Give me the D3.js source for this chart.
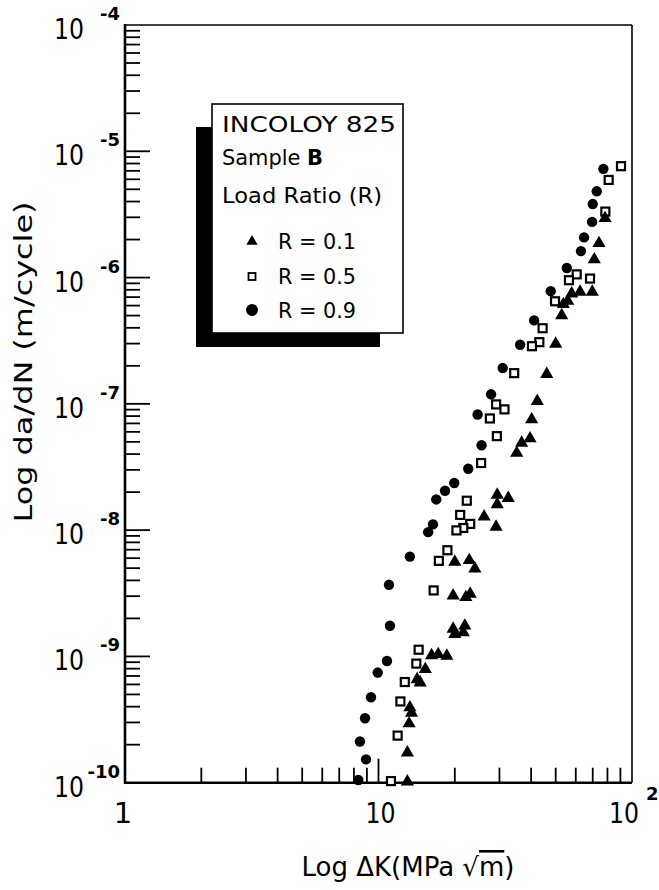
<!DOCTYPE html>
<html>
<head>
<meta charset="utf-8">
<script src="https://cdn.jsdelivr.net/npm/d3@7.9.0/dist/d3.min.js"></script>
<style>
  body { margin: 0; background: #fff; }
  text { font-family: "DejaVu Sans", sans-serif; fill: #000; }
</style>
</head>
<body>
<svg id="chart" width="659" height="890"></svg>
<script>
// R = 0.1 (filled triangles)
const r01K = [78.3, 74.1, 71.0, 69.7, 62.4, 57.8, 55.8, 53.6, 52.8, 50.0, 46.1, 42.3, 40.2, 39.6,
  36.7, 35.1, 32.5, 29.4, 29.4, 26.1, 29.1, 22.8, 20.0, 24.0, 19.7, 23.0, 22.1, 19.7, 21.9, 20.0,
  21.6, 16.2, 17.2, 18.6, 15.3, 14.6, 14.2, 13.3, 13.5, 13.2, 13.0, 13.0];
const r01Rate = [2.95e-6, 1.87e-6, 1.39e-6, 7.69e-7, 7.69e-7, 7.45e-7, 6.52e-7, 6.14e-7, 5.01e-7,
  2.98e-7, 1.72e-7, 1.05e-7, 7.52e-8, 5.31e-8, 4.91e-8, 4.08e-8, 1.79e-8, 1.90e-8, 1.60e-8, 1.28e-8,
  1.06e-8, 5.77e-9, 5.60e-9, 4.95e-9, 3.03e-9, 3.13e-9, 2.94e-9, 1.65e-9, 1.75e-9, 1.50e-9, 1.55e-9,
  1.02e-9, 1.04e-9, 1.01e-9, 7.91e-10, 6.19e-10, 6.58e-10, 3.94e-10, 3.57e-10, 2.94e-10, 1.73e-10, 1.02e-10];

// R = 0.5 (open squares)
const r05K = [90.5, 80.9, 78.5, 68.3, 60.5, 56.4, 49.7, 44.4, 43.1, 40.3, 34.3, 29.1, 31.4, 27.5,
  29.3, 25.4, 22.3, 21.0, 23.0, 21.6, 20.3, 18.7, 17.3, 16.5, 14.4, 14.1, 12.7, 12.2, 11.9, 11.2];
const r05Rate = [7.62e-6, 5.93e-6, 3.33e-6, 9.82e-7, 1.06e-6, 9.53e-7, 6.49e-7, 3.97e-7, 3.08e-7,
  2.86e-7, 1.75e-7, 9.9e-8, 9.04e-8, 7.66e-8, 5.55e-8, 3.40e-8, 1.71e-8, 1.32e-8, 1.12e-8, 1.04e-8,
  9.95e-9, 6.93e-9, 5.71e-9, 3.33e-9, 1.13e-9, 8.77e-10, 6.27e-10, 4.40e-10, 2.36e-10, 1.03e-10];

// R = 0.9 (filled circles)
const r09K = [77.1, 72.6, 70.0, 69.6, 64.7, 62.9, 55.3, 47.8, 41.1, 36.2, 30.9, 27.8, 24.6, 25.5,
  22.6, 19.9, 18.3, 16.9, 16.4, 15.7, 13.3, 11.0, 11.1, 10.8, 9.93, 9.34, 8.85, 8.45, 8.93, 8.32];
const r09Rate = [7.26e-6, 4.82e-6, 3.82e-6, 2.76e-6, 2.08e-6, 1.62e-6, 1.19e-6, 7.80e-7, 4.58e-7,
  2.94e-7, 1.92e-7, 1.19e-7, 8.24e-8, 4.70e-8, 3.06e-8, 2.36e-8, 2.05e-8, 1.75e-8, 1.11e-8, 9.64e-9,
  6.17e-9, 3.69e-9, 1.75e-9, 9.2e-10, 7.45e-10, 4.75e-10, 3.24e-10, 2.12e-10, 1.53e-10, 1.05e-10];

const legendLabels = ["R = 0.1", "R = 0.5", "R = 0.9"];
const yDecades = [-10, -9, -8, -7, -6, -5, -4];
const xDecades = [0, 1, 2];

const svg = d3.select("#chart");

const x = d3.scaleLog().domain([1, 100]).range([125, 632]);
const y = d3.scaleLog().domain([1e-10, 1e-4]).range([782.7, 25]);

const isDecade = v => Math.abs(Math.log10(v) - Math.round(Math.log10(v))) < 1e-6;

// frame
const [x0, x1] = x.range();
const [y0, y1] = y.range();
svg.append("line").attr("x1", x0).attr("x2", x1).attr("y1", y1).attr("y2", y1)
  .attr("stroke", "#000").attr("stroke-width", 1.6);
svg.append("line").attr("x1", x1).attr("x2", x1).attr("y1", y1).attr("y2", y0)
  .attr("stroke", "#000").attr("stroke-width", 1.6);
svg.append("line").attr("x1", x0).attr("x2", x0).attr("y1", y1 - 1).attr("y2", y0 + 1)
  .attr("stroke", "#000").attr("stroke-width", 2.6);
svg.append("line").attr("x1", x0 - 1).attr("x2", x1).attr("y1", y0).attr("y2", y0)
  .attr("stroke", "#000").attr("stroke-width", 2.4);

// ticks (inward)
const yTicks = y.ticks().filter(v => v > 1.01e-10 && v < 0.99e-4);
svg.append("g").selectAll("line").data(yTicks).join("line")
  .attr("x1", x0).attr("x2", d => x0 + (isDecade(d) ? 25 : 15))
  .attr("y1", d => y(d)).attr("y2", d => y(d))
  .attr("stroke", "#000").attr("stroke-width", 1.8);

const xTicks = x.ticks().filter(v => v > 1.01 && v < 99);
svg.append("g").selectAll("line").data(xTicks).join("line")
  .attr("x1", d => x(d)).attr("x2", d => x(d))
  .attr("y1", y0).attr("y2", d => y0 - (isDecade(d) ? 24 : 15))
  .attr("stroke", "#000").attr("stroke-width", 1.8);

// y tick labels
const yLab = svg.append("g").selectAll("g").data(yDecades).join("g");
yLab.append("text")
  .attr("x", 84).attr("y", d => y(Math.pow(10, d)) + 14)
  .attr("text-anchor", "end")
  .attr("font-size", 29)
  .attr("textLength", 30).attr("lengthAdjust", "spacingAndGlyphs")
  .text("10");
yLab.append("text")
  .attr("x", 120).attr("y", d => y(Math.pow(10, d)) - 5)
  .attr("text-anchor", "end")
  .attr("font-size", 18).attr("font-weight", "bold")
  .text(d => "-" + Math.abs(d));

// x tick labels
const xLab = svg.append("g").selectAll("g").data(xDecades).join("g");
xLab.append("text")
  .attr("x", d => d === 0 ? x(1) - 2 : d === 1 ? x(10) + 2 : x(100) - 8)
  .attr("y", 823)
  .attr("text-anchor", "middle")
  .attr("font-size", 29)
  .attr("textLength", d => d === 0 ? null : 30).attr("lengthAdjust", "spacingAndGlyphs")
  .text(d => d === 0 ? "1" : "10");
xLab.filter(d => d === 2).append("text")
  .attr("x", x(100) + 14).attr("y", 800)
  .attr("font-size", 18).attr("font-weight", "bold")
  .text(d => d);

// axis titles
svg.append("text")
  .attr("transform", "translate(32,362) rotate(-90)")
  .attr("text-anchor", "middle")
  .attr("font-size", 25)
  .attr("textLength", 321).attr("lengthAdjust", "spacingAndGlyphs")
  .text("Log da/dN (m/cycle)");

const xt = svg.append("text")
  .attr("x", 408).attr("y", 876)
  .attr("text-anchor", "middle")
  .attr("font-size", 26);
xt.append("tspan").text("Log \u0394K(MPa \u221A");
xt.append("tspan").style("text-decoration", "overline").text("m");
xt.append("tspan").text(")");

// legend box with shadow
svg.append("rect").attr("x", 196).attr("y", 127).attr("width", 184).attr("height", 220)
  .attr("fill", "#000");
svg.append("rect").attr("x", 212).attr("y", 104).attr("width", 191).attr("height", 229)
  .attr("fill", "#fff").attr("stroke", "#000").attr("stroke-width", 1.6);

svg.append("text").attr("x", 222).attr("y", 132).attr("font-size", 21)
  .attr("textLength", 174).attr("lengthAdjust", "spacingAndGlyphs").text("INCOLOY 825");
const sb = svg.append("text").attr("x", 222).attr("y", 165).attr("font-size", 21)
  .attr("textLength", 101).attr("lengthAdjust", "spacingAndGlyphs");
sb.append("tspan").text("Sample ");
sb.append("tspan").attr("font-weight", "bold").text("B");
svg.append("text").attr("x", 222).attr("y", 203).attr("font-size", 21)
  .attr("textLength", 160).attr("lengthAdjust", "spacingAndGlyphs").text("Load Ratio (R)");

const legendY = [241.5, 276.5, 310];
const leg = svg.append("g").selectAll("g").data(legendLabels).join("g");
leg.append("text")
  .attr("x", 278).attr("y", (d, i) => legendY[i] + 7.5)
  .attr("font-size", 21)
  .attr("textLength", 78).attr("lengthAdjust", "spacingAndGlyphs")
  .text(d => d);
leg.filter((d, i) => i === 0).append("path")
  .attr("transform", `translate(252,${legendY[0]})`)
  .attr("d", d3.symbol(d3.symbolTriangle, 55)());
leg.filter((d, i) => i === 1).append("rect")
  .attr("x", 252 - 3.5).attr("y", legendY[1] - 3.5).attr("width", 7).attr("height", 7)
  .attr("fill", "#fff").attr("stroke", "#000").attr("stroke-width", 1.8);
leg.filter((d, i) => i === 2).append("circle")
  .attr("cx", 252).attr("cy", legendY[2]).attr("r", 6);

// data
const plot = svg.append("g");
plot.selectAll("circle.r09").data(d3.zip(r09K, r09Rate)).join("circle")
  .attr("class", "r09")
  .attr("cx", d => x(d[0])).attr("cy", d => y(d[1])).attr("r", 5.2)
  .attr("fill", "#000");

plot.selectAll("rect.r05").data(d3.zip(r05K, r05Rate)).join("rect")
  .attr("class", "r05")
  .attr("x", d => x(d[0]) - 4).attr("y", d => y(d[1]) - 4)
  .attr("width", 8).attr("height", 8)
  .attr("fill", "#fff").attr("stroke", "#000").attr("stroke-width", 2.2);

plot.selectAll("path.r01").data(d3.zip(r01K, r01Rate)).join("path")
  .attr("class", "r01")
  .attr("transform", d => `translate(${x(d[0])},${y(d[1])})`)
  .attr("d", d3.symbol(d3.symbolTriangle, 75)())
  .attr("fill", "#000");
</script>
</body>
</html>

→ **Goal**
Leave out the pictures and repeat the lines from the start of the material through the line with "4.40e-10, 2.36e-10, 1.03e-10];", inclusive.

→ **Written reply**
Give me the D3.js source for this chart.
<!DOCTYPE html>
<html>
<head>
<meta charset="utf-8">
<script src="https://cdn.jsdelivr.net/npm/d3@7.9.0/dist/d3.min.js"></script>
<style>
  body { margin: 0; background: #fff; }
  text { font-family: "DejaVu Sans", sans-serif; fill: #000; }
</style>
</head>
<body>
<svg id="chart" width="659" height="890"></svg>
<script>
// R = 0.1 (filled triangles)
const r01K = [78.3, 74.1, 71.0, 69.7, 62.4, 57.8, 55.8, 53.6, 52.8, 50.0, 46.1, 42.3, 40.2, 39.6,
  36.7, 35.1, 32.5, 29.4, 29.4, 26.1, 29.1, 22.8, 20.0, 24.0, 19.7, 23.0, 22.1, 19.7, 21.9, 20.0,
  21.6, 16.2, 17.2, 18.6, 15.3, 14.6, 14.2, 13.3, 13.5, 13.2, 13.0, 13.0];
const r01Rate = [2.95e-6, 1.87e-6, 1.39e-6, 7.69e-7, 7.69e-7, 7.45e-7, 6.52e-7, 6.14e-7, 5.01e-7,
  2.98e-7, 1.72e-7, 1.05e-7, 7.52e-8, 5.31e-8, 4.91e-8, 4.08e-8, 1.79e-8, 1.90e-8, 1.60e-8, 1.28e-8,
  1.06e-8, 5.77e-9, 5.60e-9, 4.95e-9, 3.03e-9, 3.13e-9, 2.94e-9, 1.65e-9, 1.75e-9, 1.50e-9, 1.55e-9,
  1.02e-9, 1.04e-9, 1.01e-9, 7.91e-10, 6.19e-10, 6.58e-10, 3.94e-10, 3.57e-10, 2.94e-10, 1.73e-10, 1.02e-10];

// R = 0.5 (open squares)
const r05K = [90.5, 80.9, 78.5, 68.3, 60.5, 56.4, 49.7, 44.4, 43.1, 40.3, 34.3, 29.1, 31.4, 27.5,
  29.3, 25.4, 22.3, 21.0, 23.0, 21.6, 20.3, 18.7, 17.3, 16.5, 14.4, 14.1, 12.7, 12.2, 11.9, 11.2];
const r05Rate = [7.62e-6, 5.93e-6, 3.33e-6, 9.82e-7, 1.06e-6, 9.53e-7, 6.49e-7, 3.97e-7, 3.08e-7,
  2.86e-7, 1.75e-7, 9.9e-8, 9.04e-8, 7.66e-8, 5.55e-8, 3.40e-8, 1.71e-8, 1.32e-8, 1.12e-8, 1.04e-8,
  9.95e-9, 6.93e-9, 5.71e-9, 3.33e-9, 1.13e-9, 8.77e-10, 6.27e-10, 4.40e-10, 2.36e-10, 1.03e-10];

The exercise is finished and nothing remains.